Meantime McMahon is quarterbacking a search using Bastien Moreau, this and last week’s Blacklister, for the MacGuffin-y dossier which contains proof that she and POTUS are part of a conspiracy against America, or…something? It scarcely matters at this stage, I suppose; Red has already seen her for what she is. And when he and Moreau confront each other, he is able to use that information to turn Moreau against McMahon. Moreau, you see, is ideologically-driven rather than a gun for hire, and thought he was working in the service of a German nationalist group called, improbably, Black Fist.

Moreau is captured by Ressler, but shot – by another of McMahon’s operatives – before he can provide any useful intel. By then he’d dropped the dossier – in USB drive form – in an unsuspecting schoolkid’s bag. Red’s immunity agreement is restored, and the lovely Vontae is paroled as part of the deal.

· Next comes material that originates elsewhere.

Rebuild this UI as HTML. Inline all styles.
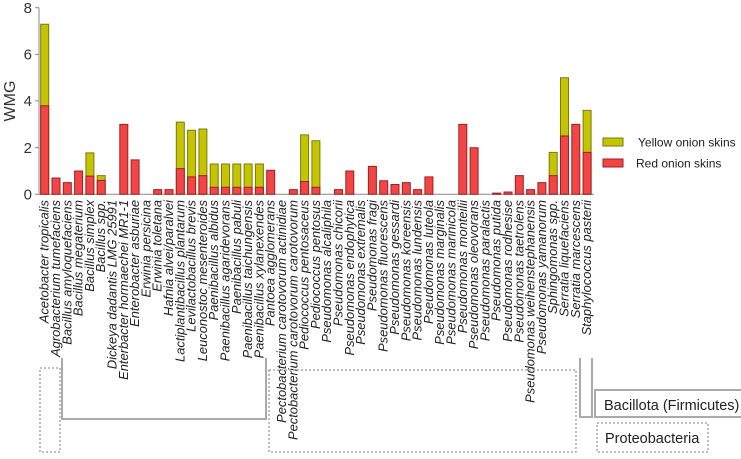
<!DOCTYPE html>
<html><head><meta charset="utf-8"><style>
html,body{margin:0;padding:0;background:#fff;}
svg{display:block;font-family:"Liberation Sans",sans-serif;}
.l text{font-style:italic;font-size:12.9px;fill:#222;}
</style></head><body>
<svg width="741" height="459" viewBox="0 0 741 459">
<!-- axes -->
<line x1="39" y1="7.7" x2="39" y2="194.3" stroke="#888" stroke-width="1"/>
<line x1="39" y1="194.3" x2="594" y2="194.3" stroke="#888" stroke-width="1"/>
<g stroke="#888"><line x1="35" y1="7.7" x2="39" y2="7.7"/><line x1="35" y1="54.3" x2="39" y2="54.3"/><line x1="35" y1="100.9" x2="39" y2="100.9"/><line x1="35" y1="147.7" x2="39" y2="147.7"/><line x1="35" y1="194.3" x2="39" y2="194.3"/></g>
<g font-size="15" fill="#333" text-anchor="end"><text x="32" y="13">8</text><text x="32" y="59.6">6</text><text x="32" y="106.2">4</text><text x="32" y="152.8">2</text><text x="32" y="199.4">0</text></g>
<text transform="translate(15,101) rotate(-90)" font-size="16" fill="#333" text-anchor="middle">WMG</text>

<g transform="translate(0,194.3) scale(1,-23.3)" stroke-width="1">
<g fill="#c4c400" stroke="#7a7a10">
<rect vector-effect="non-scaling-stroke" x="40.7" y="0" width="8" height="7.3"/>
<rect vector-effect="non-scaling-stroke" x="85.9" y="0" width="8" height="1.78"/>
<rect vector-effect="non-scaling-stroke" x="97.2" y="0" width="8" height="0.8"/>
<rect vector-effect="non-scaling-stroke" x="176.3" y="0" width="8" height="3.1"/>
<rect vector-effect="non-scaling-stroke" x="187.6" y="0" width="8" height="2.75"/>
<rect vector-effect="non-scaling-stroke" x="198.9" y="0" width="8" height="2.8"/>
<rect vector-effect="non-scaling-stroke" x="210.2" y="0" width="8" height="1.3"/>
<rect vector-effect="non-scaling-stroke" x="221.5" y="0" width="8" height="1.3"/>
<rect vector-effect="non-scaling-stroke" x="232.8" y="0" width="8" height="1.3"/>
<rect vector-effect="non-scaling-stroke" x="244.1" y="0" width="8" height="1.3"/>
<rect vector-effect="non-scaling-stroke" x="255.4" y="0" width="8" height="1.3"/>
<rect vector-effect="non-scaling-stroke" x="300.6" y="0" width="8" height="2.55"/>
<rect vector-effect="non-scaling-stroke" x="311.9" y="0" width="8" height="2.3"/>
<rect vector-effect="non-scaling-stroke" x="549.2" y="0" width="8" height="1.8"/>
<rect vector-effect="non-scaling-stroke" x="560.5" y="0" width="8" height="5.0"/>
<rect vector-effect="non-scaling-stroke" x="583.1" y="0" width="8" height="3.6"/>
</g>
<g fill="#f24545" stroke="#a02020">
<rect vector-effect="non-scaling-stroke" x="40.7" y="0" width="8" height="3.8"/>
<rect vector-effect="non-scaling-stroke" x="52.0" y="0" width="8" height="0.7"/>
<rect vector-effect="non-scaling-stroke" x="63.3" y="0" width="8" height="0.5"/>
<rect vector-effect="non-scaling-stroke" x="74.6" y="0" width="8" height="1.0"/>
<rect vector-effect="non-scaling-stroke" x="85.9" y="0" width="8" height="0.78"/>
<rect vector-effect="non-scaling-stroke" x="97.2" y="0" width="8" height="0.6"/>
<rect vector-effect="non-scaling-stroke" x="119.8" y="0" width="8" height="3.0"/>
<rect vector-effect="non-scaling-stroke" x="131.1" y="0" width="8" height="1.48"/>
<rect vector-effect="non-scaling-stroke" x="153.7" y="0" width="8" height="0.2"/>
<rect vector-effect="non-scaling-stroke" x="165.0" y="0" width="8" height="0.2"/>
<rect vector-effect="non-scaling-stroke" x="176.3" y="0" width="8" height="1.1"/>
<rect vector-effect="non-scaling-stroke" x="187.6" y="0" width="8" height="0.75"/>
<rect vector-effect="non-scaling-stroke" x="198.9" y="0" width="8" height="0.8"/>
<rect vector-effect="non-scaling-stroke" x="210.2" y="0" width="8" height="0.3"/>
<rect vector-effect="non-scaling-stroke" x="221.5" y="0" width="8" height="0.3"/>
<rect vector-effect="non-scaling-stroke" x="232.8" y="0" width="8" height="0.3"/>
<rect vector-effect="non-scaling-stroke" x="244.1" y="0" width="8" height="0.3"/>
<rect vector-effect="non-scaling-stroke" x="255.4" y="0" width="8" height="0.3"/>
<rect vector-effect="non-scaling-stroke" x="266.7" y="0" width="8" height="1.03"/>
<rect vector-effect="non-scaling-stroke" x="289.3" y="0" width="8" height="0.2"/>
<rect vector-effect="non-scaling-stroke" x="300.6" y="0" width="8" height="0.55"/>
<rect vector-effect="non-scaling-stroke" x="311.9" y="0" width="8" height="0.3"/>
<rect vector-effect="non-scaling-stroke" x="334.5" y="0" width="8" height="0.2"/>
<rect vector-effect="non-scaling-stroke" x="345.8" y="0" width="8" height="1.0"/>
<rect vector-effect="non-scaling-stroke" x="368.4" y="0" width="8" height="1.2"/>
<rect vector-effect="non-scaling-stroke" x="379.7" y="0" width="8" height="0.58"/>
<rect vector-effect="non-scaling-stroke" x="391.0" y="0" width="8" height="0.42"/>
<rect vector-effect="non-scaling-stroke" x="402.3" y="0" width="8" height="0.5"/>
<rect vector-effect="non-scaling-stroke" x="413.6" y="0" width="8" height="0.2"/>
<rect vector-effect="non-scaling-stroke" x="424.9" y="0" width="8" height="0.75"/>
<rect vector-effect="non-scaling-stroke" x="458.8" y="0" width="8" height="3.0"/>
<rect vector-effect="non-scaling-stroke" x="470.1" y="0" width="8" height="2.0"/>
<rect vector-effect="non-scaling-stroke" x="492.7" y="0" width="8" height="0.05"/>
<rect vector-effect="non-scaling-stroke" x="504.0" y="0" width="8" height="0.1"/>
<rect vector-effect="non-scaling-stroke" x="515.3" y="0" width="8" height="0.8"/>
<rect vector-effect="non-scaling-stroke" x="526.6" y="0" width="8" height="0.2"/>
<rect vector-effect="non-scaling-stroke" x="537.9" y="0" width="8" height="0.5"/>
<rect vector-effect="non-scaling-stroke" x="549.2" y="0" width="8" height="0.8"/>
<rect vector-effect="non-scaling-stroke" x="560.5" y="0" width="8" height="2.5"/>
<rect vector-effect="non-scaling-stroke" x="571.8" y="0" width="8" height="3.0"/>
<rect vector-effect="non-scaling-stroke" x="583.1" y="0" width="8" height="1.8"/>
</g>
</g>

<g class="l" text-anchor="end">
<text transform="translate(48.7,200) rotate(-90)">Acetobacter tropicalis</text>
<text transform="translate(60.0,200) rotate(-90)">Agrobacterium tumefaciens</text>
<text transform="translate(71.3,200) rotate(-90)">Bacillus amyloquefaciens</text>
<text transform="translate(82.6,200) rotate(-90)">Bacillus megaterium</text>
<text transform="translate(93.9,200) rotate(-90)">Bacillus simplex</text>
<text transform="translate(105.2,200) rotate(-90)">Bacillus spp.</text>
<text transform="translate(116.5,200) rotate(-90)">Dickeya dadantis LMG 25991</text>
<text transform="translate(127.8,200) rotate(-90)">Enterbacter hormaechei MR1-1</text>
<text transform="translate(139.1,200) rotate(-90)">Enterobacter asburiae</text>
<text transform="translate(150.4,200) rotate(-90)">Erwinia persicina</text>
<text transform="translate(161.7,200) rotate(-90)">Erwinia toletana</text>
<text transform="translate(173.0,200) rotate(-90)">Hafnia alvei/paralvei</text>
<text transform="translate(184.3,200) rotate(-90)">Lactiplantibacillus plantarum</text>
<text transform="translate(195.6,200) rotate(-90)">Levilactobacillus brevis</text>
<text transform="translate(206.9,200) rotate(-90)">Leuconostoc mesenteroides</text>
<text transform="translate(218.2,200) rotate(-90)">Paenibacillus albidus</text>
<text transform="translate(229.5,200) rotate(-90)">Paenibacillus agaridevorans</text>
<text transform="translate(240.8,200) rotate(-90)">Paenibacillus pabuli</text>
<text transform="translate(252.1,200) rotate(-90)">Paenibacillus taichungensis</text>
<text transform="translate(263.4,200) rotate(-90)">Paenibacillus xylanexendes</text>
<text transform="translate(274.7,200) rotate(-90)">Pantoea agglomerans</text>
<text transform="translate(286.0,200) rotate(-90)">Pectobacterium carotovorum actinidiae</text>
<text transform="translate(297.3,200) rotate(-90)">Pectobacterium carotovorum carotovorum</text>
<text transform="translate(308.6,200) rotate(-90)">Pediococcus pentosaceus</text>
<text transform="translate(319.9,200) rotate(-90)">Pediococcus pentosus</text>
<text transform="translate(331.2,200) rotate(-90)">Pseudomonas alcaliphila</text>
<text transform="translate(342.5,200) rotate(-90)">Pseudomonas chicorii</text>
<text transform="translate(353.8,200) rotate(-90)">Pseudomonas endophytica</text>
<text transform="translate(365.1,200) rotate(-90)">Pseudomonas extremalis</text>
<text transform="translate(376.4,200) rotate(-90)">Pseudomonas fragi</text>
<text transform="translate(387.7,200) rotate(-90)">Pseudomonas fluorescens</text>
<text transform="translate(399.0,200) rotate(-90)">Pseudomonas gessardi</text>
<text transform="translate(410.3,200) rotate(-90)">Pseudomonas koreensis</text>
<text transform="translate(421.6,200) rotate(-90)">Pseudomonas lundensis</text>
<text transform="translate(432.9,200) rotate(-90)">Pseudomonas luteola</text>
<text transform="translate(444.2,200) rotate(-90)">Pseudomonas marginalis</text>
<text transform="translate(455.5,200) rotate(-90)">Pseudomonas marinicola</text>
<text transform="translate(466.8,200) rotate(-90)">Pseudomonas monteilii</text>
<text transform="translate(478.1,200) rotate(-90)">Pseudomonas oleovorans</text>
<text transform="translate(489.4,200) rotate(-90)">Pseudomonas paralactis</text>
<text transform="translate(500.7,200) rotate(-90)">Pseudomonas putida</text>
<text transform="translate(512.0,200) rotate(-90)">Pseudomonas rodhesise</text>
<text transform="translate(523.3,200) rotate(-90)">Pseudomonas taetrolens</text>
<text transform="translate(534.6,200) rotate(-90)">Pseudomonas weihenstephanensis</text>
<text transform="translate(545.9,200) rotate(-90)">Pseudomonas yamanorum</text>
<text transform="translate(557.2,200) rotate(-90)">Sphingomonas spp.</text>
<text transform="translate(568.5,200) rotate(-90)">Serratia liquefaciens</text>
<text transform="translate(579.8,200) rotate(-90)">Serratia marcescens</text>
<text transform="translate(591.1,200) rotate(-90)">Staphylococcus pasterii</text>
</g>

<!-- legend -->
<rect x="603" y="138" width="20" height="8" fill="#c4c400" stroke="#7a7a10"/>
<rect x="603" y="159" width="20" height="8" fill="#f24545" stroke="#a02020"/>
<text x="638" y="146.5" font-size="12" fill="#222">Yellow onion skins</text>
<text x="636" y="167.5" font-size="12" fill="#222">Red onion skins</text>

<!-- brackets -->
<g fill="none" stroke="#aaa" stroke-width="2">
<polyline points="62,358 62,419 266,419 266,358"/>
<polyline points="580,358 580,417 592,417 592,358"/>
<rect x="595" y="390" width="150" height="27"/>
</g>
<g fill="none" stroke="#aaa" stroke-width="1.5" stroke-dasharray="2,2">
<rect x="40" y="368" width="20" height="84"/>
<rect x="269" y="370" width="307" height="82"/>
<rect x="597" y="423" width="111" height="29"/>
</g>
<text x="604" y="410" font-size="14.5" fill="#222">Bacillota (Firmicutes)</text>
<text x="605" y="443" font-size="14.5" fill="#222">Proteobacteria</text>
</svg>
</body></html>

Answering my question from last week, everyone agrees to pretend that Red has broken out of prison, so that he can go back to being a CI: or, as Cooper puts it, “We have our work cut out for us. We know there are people plotting against our country. As is all too often the case, we’re looking straight down the barrel of what’s wrong with the world. But tonight, we’re also witness to something pretty great: the man we hate to love lives to fight another day”. Red, unsentimentally, remarks on how the Task Force office “reeks of stress and anxiety, coffee and deodorized body odor”.

So we’re back to normal. Except that McMahon herself is going to be overseeing the Task Force. And that Samar is leaving the FBI, because of her health. As ever I’ve tried not to look for spoilers, but it did feel like farewell. I hope not.